Lenders review your credit to assess your ability to make payments on time, pay back debts, and more. It’s also a factor that helps determine your mortgage rate.
“When it comes to mortgages, a higher credit score can save you thousands of dollars in the long run. This is because your credit score directly impacts your mortgage rate, which determines the amount of interest you’ll pay over the life of the loan.” (article from CNBC)
This means your credit score may feel even more important to your homebuying plans right now. Mortgage rates are a key factor in affordability, especially today.
Working with a trusted lender is the best way to get more information on how your credit score could facor into your home loan and mortgage rate.
“While many lenders use credit scores like FICO Scores to help them make lending decisions, each lender has its own strategy. There is no single “cutoff score” used by all lenders. There are many additional factors that lenders may use to determine your actual interest rates.” (FICO)
If you’re looking for ways to improve your score, Experian highlights some things you may want to focus on:
- Your Payment History: Late payments can have a negative impact by dropping your score.
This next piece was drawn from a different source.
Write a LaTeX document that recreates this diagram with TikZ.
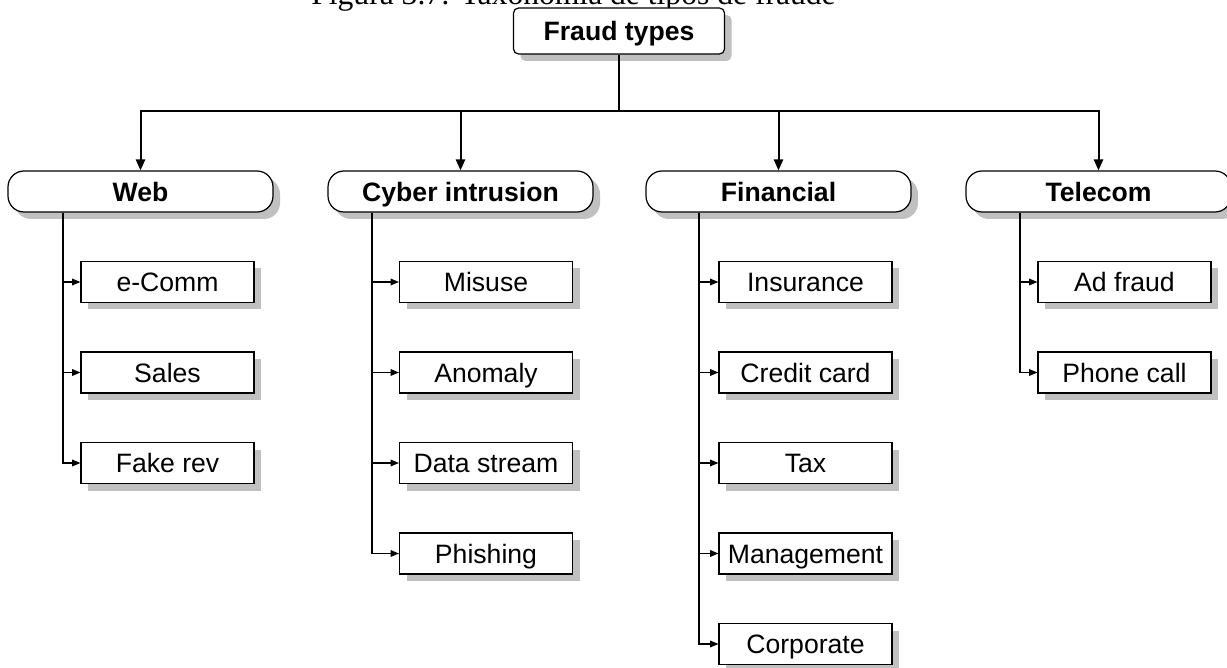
\documentclass[tikz,border=0pt]{standalone}
\usepackage{fontspec}
\setmainfont{Liberation Sans}
\newfontfamily\capfont{Liberation Serif}
\usetikzlibrary{shadows,arrows.meta}

\definecolor{shade}{HTML}{C0C0C0}

\tikzset{
  boxbase/.style={draw=black, line width=0.6pt, fill=white, inner sep=0pt,
    text=black, font=\fontsize{13.3}{16}\selectfont,
    text height=9.6pt, text depth=0pt,
    drop shadow={shadow xshift=3.5pt, shadow yshift=-3.5pt, fill=shade, opacity=1}},
  rootbox/.style={boxbase, rounded corners=2.5pt, minimum width=105.5pt,
    minimum height=23pt, font=\fontsize{13.3}{16}\selectfont\bfseries},
  groupbox/.style={boxbase, rounded corners=8pt, minimum width=132.5pt,
    minimum height=20.5pt, font=\fontsize{13.3}{16}\selectfont\bfseries,
    drop shadow={shadow xshift=3pt, shadow yshift=-3pt, fill=shade, opacity=1}},
  leafbox/.style={boxbase, minimum width=86.5pt, minimum height=20.5pt},
  busline/.style={line width=1pt, draw=black},
  busarrow/.style={busline, -{Triangle[length=5.5pt,width=4.6pt]}},
  leafarrow/.style={line width=0.55pt, draw=black, -{Triangle[length=4.2pt,width=3.4pt]}},
}

\begin{document}
\begin{tikzpicture}[x=0.5pt, y=-0.5pt]
  \useasboundingbox (0,0) rectangle (1227,668);

  % caption, mostly above the frame
  \begin{scope}
    \clip (0,0) rectangle (1227,668);
    \node[anchor=base, inner sep=0pt, font=\capfont\fontsize{15.8}{18}\selectfont]
      (caption) at (573.5,5) {Figura 3.7: Taxonomia de tipos de fraude};
  \end{scope}

  % root
  \node[rootbox] (root) at (619,31) {Fraud types};

  % groups
  \node[groupbox] (web) at (140.5,191.5) {Web};
  \node[groupbox] (cyber) at (460.5,191.5) {Cyber intrusion};
  \node[groupbox] (fin) at (778.5,191.5) {Financial};
  \node[groupbox] (tel) at (1098.5,191.5) {Telecom};

  % bus from root to groups
  \coordinate (hub) at (619,111);
  \draw[busline] (root.south) -- (hub);
  \foreach \g in {web,cyber,fin,tel}
    \draw[busarrow] (hub) -| (\g.north);

  % Web leaves
  \node[leafbox] (ecomm) at (167.5,282) {e-Comm};
  \node[leafbox] (sales) at (167.5,372.5) {Sales};
  \node[leafbox] (fakerev) at (167.5,463) {Fake rev};

  % Cyber intrusion leaves
  \node[leafbox] (misuse) at (486,282) {Misuse};
  \node[leafbox] (anomaly) at (486,372.5) {Anomaly};
  \node[leafbox] (datastream) at (486,463) {Data stream};
  \node[leafbox] (phishing) at (486,553.5) {Phishing};

  % Financial leaves
  \node[leafbox] (insurance) at (805.5,282) {Insurance};
  \node[leafbox] (creditcard) at (805.5,372.5) {Credit card};
  \node[leafbox] (tax) at (805.5,463) {Tax};
  \node[leafbox] (management) at (805.5,553.5) {Management};
  \node[leafbox] (corporate) at (805.5,644) {Corporate};

  % Telecom leaves
  \node[leafbox] (adfraud) at (1124.5,282) {Ad fraud};
  \node[leafbox] (phonecall) at (1124.5,372.5) {Phone call};

  % trunks under each group
  \coordinate (webtrunk) at (web.south -| 63,0);
  \coordinate (cybertrunk) at (cyber.south -| 372,0);
  \coordinate (fintrunk) at (fin.south -| 699,0);
  \coordinate (teltrunk) at (tel.south -| 1020,0);

  \foreach \leaf in {ecomm,sales,fakerev}
    \draw[leafarrow] (webtrunk) |- (\leaf.west);
  \foreach \leaf in {misuse,anomaly,datastream,phishing}
    \draw[leafarrow] (cybertrunk) |- (\leaf.west);
  \foreach \leaf in {insurance,creditcard,tax,management,corporate}
    \draw[leafarrow] (fintrunk) |- (\leaf.west);
  \foreach \leaf in {adfraud,phonecall}
    \draw[leafarrow] (teltrunk) |- (\leaf.west);
\end{tikzpicture}
\end{document}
Focus on making payments on time and paying any existing late charges quickly.
- Your Debt Amount (relative to your credit limits): When it comes to your available credit amount, the less you are using, the better. Focus on keeping this number as low as possible.
- Credit Applications: If you are looking to buy something, don’t apply for additional credit. When you apply for new credit, it could result in a hard inquiry on your credit that drops your score.